**REQUIREMENTS**. Exactly as written, write out the lines below from the first to the one containing "date=1), alt.DateTime(year=2000, month=1, date=1)]", inclusive. Pictures do not belong in the copy.

┌──

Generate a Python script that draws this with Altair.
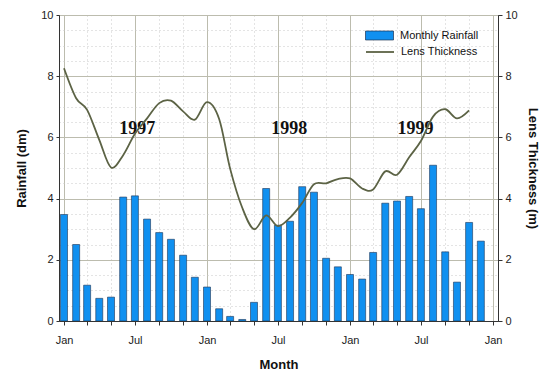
import altair as alt
import pandas as pd

# ---------------- data ----------------
months = pd.date_range("1997-01-01", periods=36, freq="MS")
rainfall = [3.48, 2.50, 1.17, 0.74, 0.78, 4.05, 4.09, 3.33, 2.89, 2.67, 2.15, 1.43,
            1.11, 0.40, 0.15, 0.05, 0.61, 4.33, 3.13, 3.26, 4.39, 4.21, 2.05, 1.77,
            1.52, 1.37, 2.24, 3.85, 3.92, 4.07, 3.67, 5.09, 2.26, 1.27, 3.22, 2.61]
lens_thickness = [8.26, 7.28, 6.90, 5.92, 5.02, 5.42, 6.12, 6.62, 7.12, 7.20, 6.85, 6.58,
                  7.15, 6.60, 4.98, 3.70, 3.00, 3.45, 3.10, 3.38, 3.86, 4.47, 4.50, 4.64,
                  4.66, 4.33, 4.30, 4.89, 4.78, 5.35, 5.88, 6.68, 6.92, 6.62, 6.88]
year_labels = ["1997", "1998", "1999"]
year_label_dates = ["1997-07-07", "1998-07-30", "1999-06-17"]
year_label_y = [6.28, 6.28, 6.28]

rain_df = pd.DataFrame({"date": months, "rain": rainfall, "series": "Monthly Rainfall"})
lens_df = pd.DataFrame({"date": months[:len(lens_thickness)], "lens": lens_thickness,
                        "series": "Lens Thickness"})
ann_df = pd.DataFrame({"date": pd.to_datetime(year_label_dates), "y": year_label_y,
                       "label": year_labels})

x_values = [alt.DateTime(year=y, month=m, date=1)
            for y in (1997, 1998, 1999) for m in (1, 3, 5, 7, 9, 11)] + \
           [alt.DateTime(year=2000, month=1, date=1)]
x_domain = [alt.DateTime(year=1997, month=1, date=1), alt.DateTime(year=2000, month=1, date=1)]

FONT = "Liberation Sans"
MAJOR = "#bcbcae"
MINOR = "#c8c8c8"

x_axis = alt.Axis(
    values=x_values,
    labelExpr="(month(datum.value) % 6 == 0) ? timeFormat(datum.value, '%b') : ''",
    title="Month", titleFontWeight="bold", titleFontSize=13, titlePadding=13,
    labelFontSize=11, labelPadding=9, labelOverlap=False, labelFlush=False,
    tickSize=4, tickColor="#333", domainColor="#333",
    grid=True,
    gridColor={"condition": {"test": "month(datum.value) % 6 == 0", "value": MAJOR}, "value": MINOR},
    gridDash={"condition": {"test": "month(datum.value) % 6 == 0", "value": []}, "value": [1, 3]},
)
x_enc = alt.X("date:T", scale=alt.Scale(domain=x_domain), axis=x_axis)

y_left_axis = alt.Axis(
    values=[i * 0.5 for i in range(21)],
    labelExpr="(datum.value % 2 == 0) ? format(datum.value, 'd') : ''",
    title="Rainfall (dm)", titleFontWeight="bold", titleFontSize=13, titlePadding=12,
    labelFontSize=11, labelPadding=3, tickSize=3,
    tickColor={"condition": {"test": "datum.value % 2 == 0", "value": "#333"}, "value": "transparent"},
    domainColor="#333", grid=True,
    gridColor={"condition": {"test": "datum.value % 2 == 0", "value": MAJOR}, "value": MINOR},
    gridDash={"condition": {"test": "datum.value % 2 == 0", "value": []}, "value": [1, 3]},
)
y_right_axis = alt.Axis(
    orient="right", values=[0, 2, 4, 6, 8, 10],
    title="Lens Thickness (m)", titleFontWeight="bold", titleFontSize=13, titlePadding=8,
    labelFontSize=11, labelPadding=3, tickSize=4, tickColor="#333", domainColor="#333",
    grid=False,
)

bars = alt.Chart(rain_df).mark_bar(size=7, clip=True, stroke="#1c3455", strokeWidth=0.6).encode(
    x=x_enc,
    y=alt.Y("rain:Q", scale=alt.Scale(domain=[0, 10], nice=False), axis=y_left_axis),
    fill=alt.Fill("series:N", scale=alt.Scale(range=["#1090f0"]),
                  legend=alt.Legend(orient="none", legendX=306, legendY=6, title=None,
                                    symbolType="M-1,-0.32H1V0.32H-1Z", symbolSize=784,
                                    symbolStrokeColor="#1c3455", symbolStrokeWidth=0.7,
                                    labelOffset=6, labelFontSize=11, labelFont=FONT,
                                    labelColor="#111")),
)

ann = alt.Chart(ann_df).mark_text(font="Liberation Serif", fontWeight="bold", fontSize=18,
                                  color="#111").encode(
    x=x_enc,
    y=alt.Y("y:Q", scale=alt.Scale(domain=[0, 10], nice=False), axis=None),
    text="label:N",
)

line = alt.Chart(lens_df).mark_line(interpolate="cardinal", strokeWidth=1.8, clip=True).encode(
    x=x_enc,
    y=alt.Y("lens:Q", scale=alt.Scale(domain=[0, 10], nice=False), axis=y_right_axis),
    stroke=alt.Stroke("series:N", scale=alt.Scale(range=["#5c6345"]),
                      legend=alt.Legend(orient="none", legendX=306, legendY=22, title=None,
                                        symbolType="stroke", symbolSize=784,
                                        symbolStrokeWidth=1.8,
                                        labelOffset=6, labelFontSize=11, labelFont=FONT,
                                        labelColor="#111")),
)

chart = alt.layer(bars, ann, line).resolve_scale(y="independent").properties(
    width=439, height=306,
    padding={"left": 51, "top": 7, "right": 44, "bottom": 55},
    autosize=alt.AutoSizeParams(type="none"),
    background="white",
).configure_view(stroke="#404040", strokeWidth=1).configure_axis(
    labelFont=FONT, titleFont=FONT, labelColor="#222", titleColor="#111"
)

chart.save("out.html", embed_options={"renderer": "svg", "actions": False})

└──

**SOLUTION TO THIS TASK**.
Generate a Python script that draws this with Altair.
import altair as alt
import pandas as pd

# ---------------- data ----------------
months = pd.date_range("1997-01-01", periods=36, freq="MS")
rainfall = [3.48, 2.50, 1.17, 0.74, 0.78, 4.05, 4.09, 3.33, 2.89, 2.67, 2.15, 1.43,
            1.11, 0.40, 0.15, 0.05, 0.61, 4.33, 3.13, 3.26, 4.39, 4.21, 2.05, 1.77,
            1.52, 1.37, 2.24, 3.85, 3.92, 4.07, 3.67, 5.09, 2.26, 1.27, 3.22, 2.61]
lens_thickness = [8.26, 7.28, 6.90, 5.92, 5.02, 5.42, 6.12, 6.62, 7.12, 7.20, 6.85, 6.58,
                  7.15, 6.60, 4.98, 3.70, 3.00, 3.45, 3.10, 3.38, 3.86, 4.47, 4.50, 4.64,
                  4.66, 4.33, 4.30, 4.89, 4.78, 5.35, 5.88, 6.68, 6.92, 6.62, 6.88]
year_labels = ["1997", "1998", "1999"]
year_label_dates = ["1997-07-07", "1998-07-30", "1999-06-17"]
year_label_y = [6.28, 6.28, 6.28]

rain_df = pd.DataFrame({"date": months, "rain": rainfall, "series": "Monthly Rainfall"})
lens_df = pd.DataFrame({"date": months[:len(lens_thickness)], "lens": lens_thickness,
                        "series": "Lens Thickness"})
ann_df = pd.DataFrame({"date": pd.to_datetime(year_label_dates), "y": year_label_y,
                       "label": year_labels})

x_values = [alt.DateTime(year=y, month=m, date=1)
            for y in (1997, 1998, 1999) for m in (1, 3, 5, 7, 9, 11)] + \
           [alt.DateTime(year=2000, month=1, date=1)]
x_domain = [alt.DateTime(year=1997, month=1, date=1), alt.DateTime(year=2000, month=1, date=1)]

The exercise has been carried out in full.